Explica-se. Quando do certame da licitação em 2001 no certame que originou o contrato foi incluída uma cláusula que previu a cada 10 anos de vigência um dobra na remuneração paga a Suape que é a concessionária. Na época, isso foi determinante para que a filipina ICTSI vencesse o leilão internacional.
E mesmo em 2011, quando ela foi aplicada pela primeira vez, essa dobra passou sem muita contestação embora para os clientes começassem a reclamar dos preços. De fato, o preço cobrado acabou prejudicando Suape, especialmente depois que portos como Pecém passaram a concorrer pelas cargas regionais especialmente porque no Ceará o Tecon Suape concorre com um Terminal de Uso Privativo (TUP) que não tem os custos de Suape.
O problema chegou ao ápice em 2021 quando o contrato previu a segunda dobra. Foi quando o Tecon Suape judicializou a questão e obteve uma liminar que lhe garante cobrar os preços da primeira obra que se mantém até hoje.

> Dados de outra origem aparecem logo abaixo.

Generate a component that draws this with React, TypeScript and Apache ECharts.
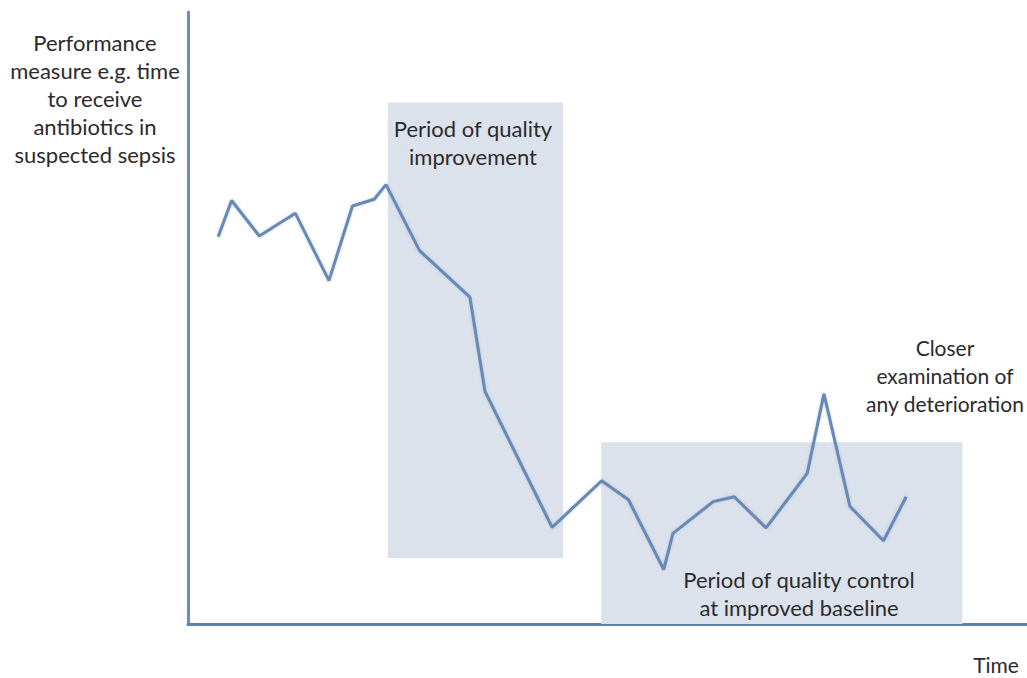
import React, { useEffect, useRef } from "react";
import * as echarts from "echarts";

// Time positions (0–100 scale along the time axis) and performance values (0–100)
const timePoints = [3.6, 5.2, 8.5, 12.8, 16.8, 19.6, 22.2, 23.6, 27.6, 33.6, 35.4, 43.4, 49.3, 52.5, 56.7, 57.8, 62.6, 65.1, 68.9, 73.8, 75.8, 78.9, 82.9, 85.6];
const performanceValues = [63.3, 69.2, 63.4, 67.1, 56.1, 68.3, 69.4, 71.8, 61.0, 53.4, 38.0, 15.8, 23.4, 20.3, 8.9, 14.8, 20.0, 20.8, 15.7, 24.6, 37.6, 19.2, 13.6, 20.8];

// Shaded periods: [xStart, xEnd, yLow, yHigh]
const improvementPeriod = [23.8, 44.7, 10.8, 85.2];
const controlPeriod = [49.25, 92.3, 0, 29.7];

const yAxisTitle = ["Performance", "measure e.g. time", "to receive", "antibiotics in", "suspected sepsis"];
const improvementLabel = ["Period of quality", "improvement"];
const controlLabel = ["Period of quality control", "at improved baseline"];
const deteriorationLabel = ["Closer", "examination of", "any deterioration"];
const xAxisTitle = "Time";

const FONT = "Lato, 'Open Sans', sans-serif";
const TEXT_COLOR = "#2b2b2b";

export default function App() {
  const ref = useRef<HTMLDivElement>(null);
  useEffect(() => {
    if (!ref.current) return;
    const chart = echarts.init(ref.current, null, { renderer: "svg" });
    const data = timePoints.map((t, i) => [t, performanceValues[i]]);
    const label = (lines: string[], x: number, firstCenterY: number, align: string, size = 22) => ({
      type: "text",
      x,
      y: firstCenterY - 14,
      z: 100,
      style: {
        text: lines.join("\n"),
        fill: TEXT_COLOR,
        font: `${size}px ${FONT}`,
        textAlign: align,
        textVerticalAlign: "top",
        lineHeight: 28,
      },
    });
    chart.setOption({
      animation: false,
      backgroundColor: "#ffffff",
      grid: { left: 188, right: 0, top: 12, bottom: 54 },
      xAxis: {
        type: "value",
        min: 0,
        max: 100,
        axisLine: { show: true, lineStyle: { color: "#5d80ad", width: 3 } },
        axisTick: { show: false },
        axisLabel: { show: false },
        splitLine: { show: false },
      },
      yAxis: {
        type: "value",
        min: 0,
        max: 100,
        axisLine: { show: true, lineStyle: { color: "#6a8dbb", width: 3 } },
        axisTick: { show: false },
        axisLabel: { show: false },
        splitLine: { show: false },
      },
      series: [
        {
          type: "line",
          data,
          symbol: "none",
          lineStyle: { color: "#6789b6", width: 3, shadowColor: "rgba(103,137,182,0.35)", shadowBlur: 3 },
          z: 3,
          markArea: {
            silent: true,
            itemStyle: { color: "#dce2eb" },
            data: [
              [
                { coord: [improvementPeriod[0], improvementPeriod[3]] },
                { coord: [improvementPeriod[1], improvementPeriod[2]] },
              ],
              [
                { coord: [controlPeriod[0], controlPeriod[3]] },
                { coord: [controlPeriod[1], controlPeriod[2]] },
              ],
            ],
          },
        },
      ],
      graphic: [
        label(yAxisTitle, 95, 42, "center"),
        label(improvementLabel, 473, 128, "center"),
        label(controlLabel, 799, 579, "center"),
        label(deteriorationLabel, 945, 347, "center", 21),
        {
          type: "text",
          x: 996,
          y: 664,
          z: 100,
          style: {
            text: xAxisTitle,
            fill: TEXT_COLOR,
            font: `21px ${FONT}`,
            textAlign: "center",
            textVerticalAlign: "middle",
            lineHeight: 21,
          },
        },
      ],
    });
    return () => chart.dispose();
  }, []);
  return <div ref={ref} style={{ position: "fixed", left: 0, top: 0, width: 1027, height: 678 }} />;
}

Entretanto já prevendo isso a empresa começou a se movimentar para buscar uma forma de reequilibrar o contrato de modo a se manter competitiva no mercado.

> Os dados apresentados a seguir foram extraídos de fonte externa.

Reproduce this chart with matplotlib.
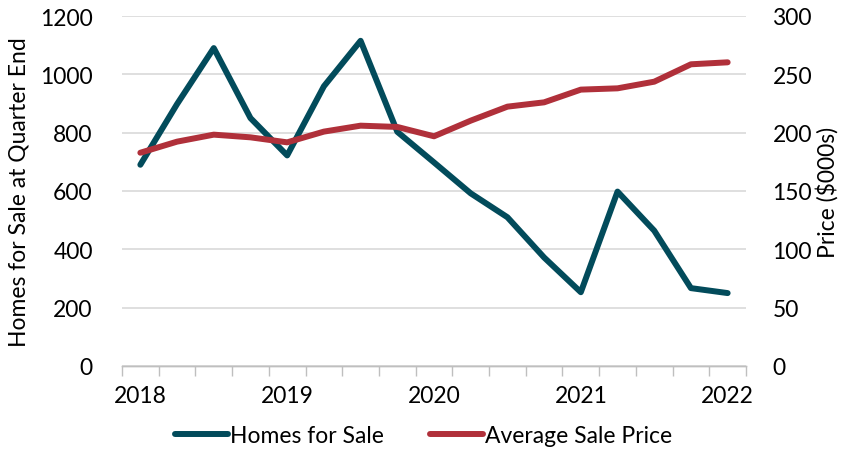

Em 2017, apresentou a Antaq um plano de reequilíbrio com promessa de investimentos e em 2019 conseguiu uma aprovação inicial apresentando mais investimentos até que em 2021 conseguiu uma aprovação final da Gerência dos Portos Organizados da Antaq um acórdão condicionando a alteração das regras do contrato a investimentos de modo a reequilibrar o contrato.
Devolução da autonomia de Suape
Tudo parecia ir bem até que, em outubro de 2022, o governo federal devolveu a autonomia de Suape ao Governo quatro meses antes da posse de Raquel Lyra.
Tempo para estudar o processo
Oficialmente, o governo decidiu no dia tornar sem efeito a declaração da Secretaria Nacional dos Portos sobre a assinatura da repactuação para estudar o processo. E mesmo com a empresa pedindo um posicionamento do Governo nenhuma ação foi tomada até agora.
Este mês, até mesmo um pedido de investimento para aquisição e instalação de defensas no valor de R$4 milhões foi recusado pelo porto de Suape. Os equipamentos que estão no pátio do TECON hoje apenas aguardando a aprovação de Suape.
Até agora a única proposta que é consenso é a troca do índice de correção do IGPM pelo IPCA, que a partir da repactuação já reduz fortemente o impacto na dobra do contrato.
Para a empresa, a indefinição acerca da repactuação contratual com o Tecon também impacta diretamente nas operações. No plano proposto pela empresa, estão uma série de investimentos que podem chegar a R$250 milhões.
Investimentos na infraestrutura do terminal
Nesse valor, segundo a empresa, estão incluídos investimentos na infraestrutura do terminal e a aquisição de novos equipamentos, a exemplo de dois novos portêineres, substituição das defensas marítimas atuais por mais modernas e de maior capacidade, implementação de mais duas subestações de energia.
O presidente do Conselho de Administração do Complexo Portuário de Suape, o empresário Paulo Sales defende um consenso entre o Tecon Suape e o Governo de modo a resolver a questão. E diz que os clientes do porto e do Tecon Suape querem uma solução que no final resulte em redução de preços, investimentos e maior competitividade frente aos terminais regionais.
A pressa do Tecon Suape ganhou uma razão mais forte no final do governo Paulo Câmara quando foi anunciada a chegada em 2027 de um concorrente para a empresa filipina com a instalação de um TUP em parte da área do Estaleiro Atlântico Sul.
O grupo dinamarquês, líder global de transporte marítimo, venceu a licitação e está iniciando a construção de um novo terminal de contêineres com capacidade para operar outras cargas e deve deslocar ao menos 40% da movimentação atual de contêineres para seu terminal, onde pagará apenas as taxas portuárias.
Isso quer dizer que até lá, o Tecon Suape precisa encontrar um equilíbrio no contrato atual enquanto se organiza para se manter no mercado. Sabendo que competir na condição de um concessionário que paga renda ao dono do porto contra um que só paga taxas portuárias é um jogo pesado.
Por enquanto a empresa Tecon Suape tem outra prioridade. Conseguiu a repactuação contratual de suas operações. Sem isso, sequer pode pensar em 2027.
O problema é que mesmo o governo afirmando que permanece aberto para a negociação desde que ela receba a anuência dos órgãos de controle como o TCE em Pernambuco e do TCU de modo a que Suape tenha proteção sobre os seus efeitos, as coisas não andam.
Quem sabe agora, depois que a governadora voltou de uma viagem ao Canadá decida que chegou a hora de afunilar as conversas em que todos os atores se dizem dispostos a negociar, sem que objetivamente se sentem na mesa.